See (above) the arms of a woman, Barbara Zaharescu (with German motto); her two children (one male and one female) with identical arms except for an additional distinguishing mark (or brisure).

Above is another example of the arms of a woman, Louise Martel (note pun on French "marteau" or hammer) with gender-neutral distinguishing marks for children.

And here's an example of a man, Rodney Montegue Bergh, who has children from two different marriages (and note the use of shared arms even though not all the surnames are the same).

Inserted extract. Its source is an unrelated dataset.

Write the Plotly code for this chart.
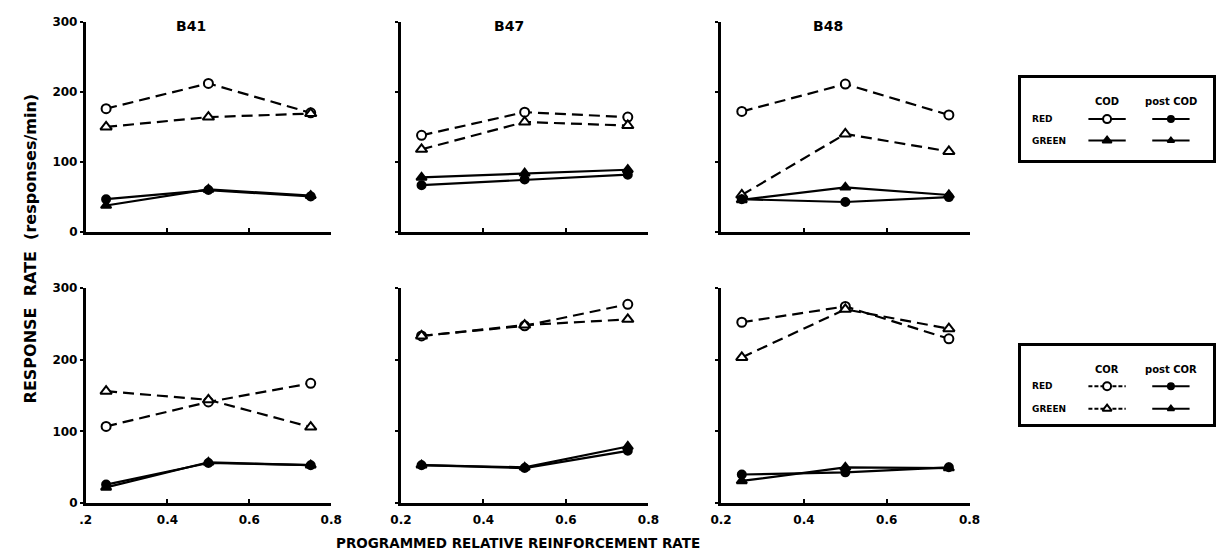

An important point made by Dr. Boudreau was that Canadian heraldry can incorporate visual elements from non-European traditions, such as indigenous cultures. See for instance the arms of Judy Gingell (a woman of Tlingit ancestry) and the arms of the Canadian Museum of Civilization (the supporters include Inuit and Algonquin water spirits).

While most of the mottos are in Latin, English, or French, over thirty different languages have been used in Canadian heraldry (including European and indigenous languages, as sampled in some of the arms above).

The Canadian Wongs--or rather a Chinese-Canadian association associated with the Wong surname--made the news in 2011 for making several innovations. First, the arms featured a panda bear and a polar bear as supporters; second, it was the first case of Canadian arms using Chinese characters in the motto (compare this to the arms granted to a Chinese Canadian individual.)

This blog post is only the "tip of the iceberg" of the many fascinating features of Canadian heraldry--an enduring aspect of visual culture that takes advantage of the flexibility of medieval traditions while also adapting them to modern aims and desires.


* Anyone who owned land anyway.

** Dr. Pass noted some of the dubious aspects of this character. Among many things, he claimed to be born in Montréal--but was actually born in the US.


Anonymous said...

One of the distinction given between the Canadian and other systems is that in Canada "A very important point to remember here is that any citizen can submit petition for heraldic arms" - that's pretty much true in the UK too. In Scotland you have to be "a virtuous and well deserving person" and in the rest of the UK "There are no fixed criteria of eligibility for a grant of arms".

Anonymous said...

Miramichi Herald
is the title of Manon Labelle

Jonathan Hsy said...

@Anonymous (1): Thanks for that point; I wasn't sure if this principle applied to other countries as well.

@Anonymous (2): Oops! I'm so sorry, I've corrected that error in the blog post. Thanks for pointing this out. - JH

i said...

My confession is that I volunteered to chair this panel because: 1., I am Canadian and, 2., Dr. Pass and I went to undergrad together and did suspect things like compose limericks and play Botticelli. So while I am indeed biased, I have to say that I found it incredibly cool to see how this aspect of the medieval world was adapted to very modern circumstances.

In speaking to the heralds over those fattening Scottish breakfasts, I was fascinated to hear that they really go through an interviewing process to help applicants pick the right symbols. The applicant has to distill the essence of their life into a graphic, and the process of doing so is a kind of analysis. So while there is a historical aspect (all of the heralds are trained historians), and a graphic design aspect, there's also something psychological and, dare I say, literary about it.

So, an example from the panel: Barbara Zaharescu has a Romanian surname, based on the word for sugar, "zahăr." So at the top of her arms you can see... a sugar loaf.

Jonathan Hsy said...

@i: Thanks for chiming in, and for chairing this great session. This is all really cool -- I got a sense from the presentation that the design process was a pretty involved, but hadn't realized there was such a strong interview/consultation element to it. And I love the pun on the Romanian surname! That surname-punning seems is medieval too, don't you think?

Jonathan Hsy said...

*surname-punning seems quite medieval, that is!